Are All Large Infrastructure Projects Built on Displaced Tribal Land?
India’s development history carries deep wounds. Dams, mines and industrial zones in central and eastern India displaced millions of Adivasis. Those stories became emblematic. Over time, specific harm hardened into a universal claim: every large project equals tribal loss. Trauma turned into a template and nuance disappeared.
Since Independence, about 60 million people have been displaced. Adivasis, who make up just 8.6 percent of the population, account for 40-50 percent in some studies. Yet only 10.5 percent of India’s land is a Scheduled Area, and within it, tribals now form roughly 30 percent. Modern infrastructure often uses non-tribal or government land.

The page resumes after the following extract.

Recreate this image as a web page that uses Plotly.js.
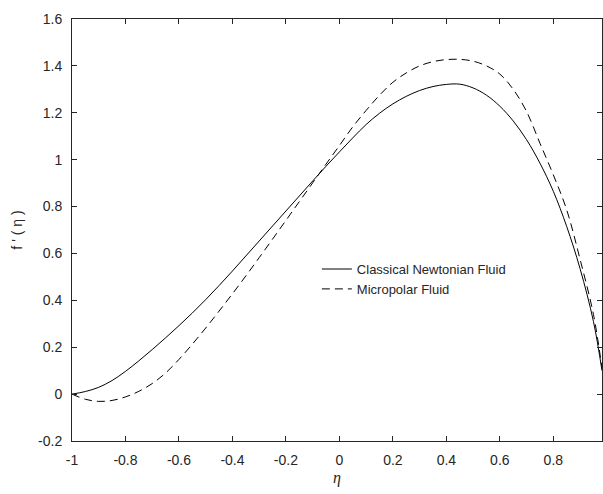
<!DOCTYPE html>
<html>
<head>
<meta charset="utf-8">
<script src="https://cdn.plot.ly/plotly-3.0.1.min.js"></script>
<style>
  html, body { margin: 0; padding: 0; background: #ffffff; }
  #chart { width: 603px; height: 494px; }
</style>
</head>
<body>
<div id="chart"></div>
<script>
// eta values (x axis)
var eta = [-1, -0.95, -0.9, -0.85, -0.8, -0.75, -0.7, -0.65, -0.6, -0.55, -0.5, -0.45, -0.4, -0.35, -0.3,
           -0.25, -0.2, -0.15, -0.1, -0.05, 0, 0.05, 0.1, 0.15, 0.2, 0.25, 0.3, 0.35, 0.4, 0.45,
           0.5, 0.55, 0.6, 0.65, 0.7, 0.75, 0.8, 0.85, 0.9, 0.95, 0.982];
// f'(eta) for the classical Newtonian fluid (solid)
var newtonian = [0, 0.011, 0.029, 0.058, 0.097, 0.142, 0.19, 0.24, 0.292, 0.346, 0.403, 0.463, 0.525, 0.589, 0.653,
                 0.717, 0.781, 0.845, 0.909, 0.972, 1.033, 1.093, 1.15, 1.198, 1.238, 1.27, 1.295, 1.312, 1.321, 1.322,
                 1.306, 1.275, 1.228, 1.165, 1.085, 0.985, 0.865, 0.715, 0.535, 0.31, 0.1];
// f'(eta) for the micropolar fluid (dashed)
var micropolar = [0, -0.022, -0.031, -0.027, -0.012, 0.012, 0.045, 0.09, 0.148, 0.213, 0.282, 0.354, 0.428, 0.504, 0.582,
                  0.661, 0.741, 0.821, 0.901, 0.981, 1.06, 1.14, 1.21, 1.275, 1.33, 1.37, 1.4, 1.418, 1.427, 1.428,
                  1.42, 1.4, 1.365, 1.3, 1.205, 1.07, 0.935, 0.786, 0.575, 0.34, 0.11];

var seriesNames = ['Classical Newtonian Fluid', 'Micropolar Fluid'];
var xTicks = [-1, -0.8, -0.6, -0.4, -0.2, 0, 0.2, 0.4, 0.6, 0.8];
var xTickText = ['-1', '-0.8', '-0.6', '-0.4', '-0.2', '0', '0.2', '0.4', '0.6', '0.8'];
var yTicks = [-0.2, 0, 0.2, 0.4, 0.6, 0.8, 1, 1.2, 1.4, 1.6];
var yTickText = ['-0.2', '0', '0.2', '0.4', '0.6', '0.8', '1', '1.2', '1.4', '1.6'];

var traces = [
  {
    x: eta, y: newtonian, name: seriesNames[0], type: 'scatter', mode: 'lines',
    line: { color: '#000000', width: 1, shape: 'spline', smoothing: 1 }
  },
  {
    x: eta, y: micropolar, name: seriesNames[1], type: 'scatter', mode: 'lines',
    line: { color: '#000000', width: 1, dash: '8px,5px', shape: 'spline', smoothing: 1 }
  }
];

var axisCommon = {
  showline: true, linecolor: '#262626', linewidth: 1, mirror: 'ticks',
  ticks: 'inside', ticklen: 5, tickwidth: 1, tickcolor: '#262626',
  showgrid: false, zeroline: false,
  tickfont: { family: 'Arial, "Liberation Sans", sans-serif', size: 14, color: '#262626' }
};

var layout = {
  width: 603, height: 494,
  margin: { l: 72, r: 1, t: 19, b: 53, pad: 0 },
  paper_bgcolor: '#ffffff', plot_bgcolor: '#ffffff',
  showlegend: true,
  legend: {
    x: 0.462, y: 0.443, xanchor: 'left', yanchor: 'top',
    bgcolor: 'rgba(255,255,255,0)', borderwidth: 0,
    font: { family: 'Arial, "Liberation Sans", sans-serif', size: 13, color: '#262626' },
    tracegroupgap: 0
  },
  xaxis: Object.assign({}, axisCommon, {
    range: [-1, 0.982], tickmode: 'array', tickvals: xTicks, ticktext: xTickText,
    ticklabelstandoff: 6,
    title: { text: '<i>η</i>', font: { family: '"Liberation Serif", "Times New Roman", serif', size: 16, color: '#262626' }, standoff: 5 }
  }),
  yaxis: Object.assign({}, axisCommon, {
    range: [-0.2, 1.6], tickmode: 'array', tickvals: yTicks, ticktext: yTickText,
    ticklabelstandoff: 6,
    title: { text: "f ' ( η )", font: { family: 'Arial, "Liberation Sans", sans-serif', size: 14, color: '#262626' }, standoff: 12 }
  })
};

Plotly.newPlot('chart', traces, layout, { displayModeBar: false, staticPlot: true });
</script>
</body>
</html>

The question shifts from slogan to specificity. Some sectors and regions disproportionately harm tribals. Others barely touch them. Expressways, airports, renewables and data centres frequently sit on degraded, arid, coastal or industrial land. When precision replaces sweeping generalisations, accountability sharpens and real violations become far more difficult to hide.
Scale Versus Share
Tribal displacement is real and disproportionate, but it occurs within a land and population footprint that cannot account for all infrastructure development.
Geographic Spread
Recent infrastructure growth spans sectors and regions that largely fall outside Scheduled Areas and dense tribal settlement zones.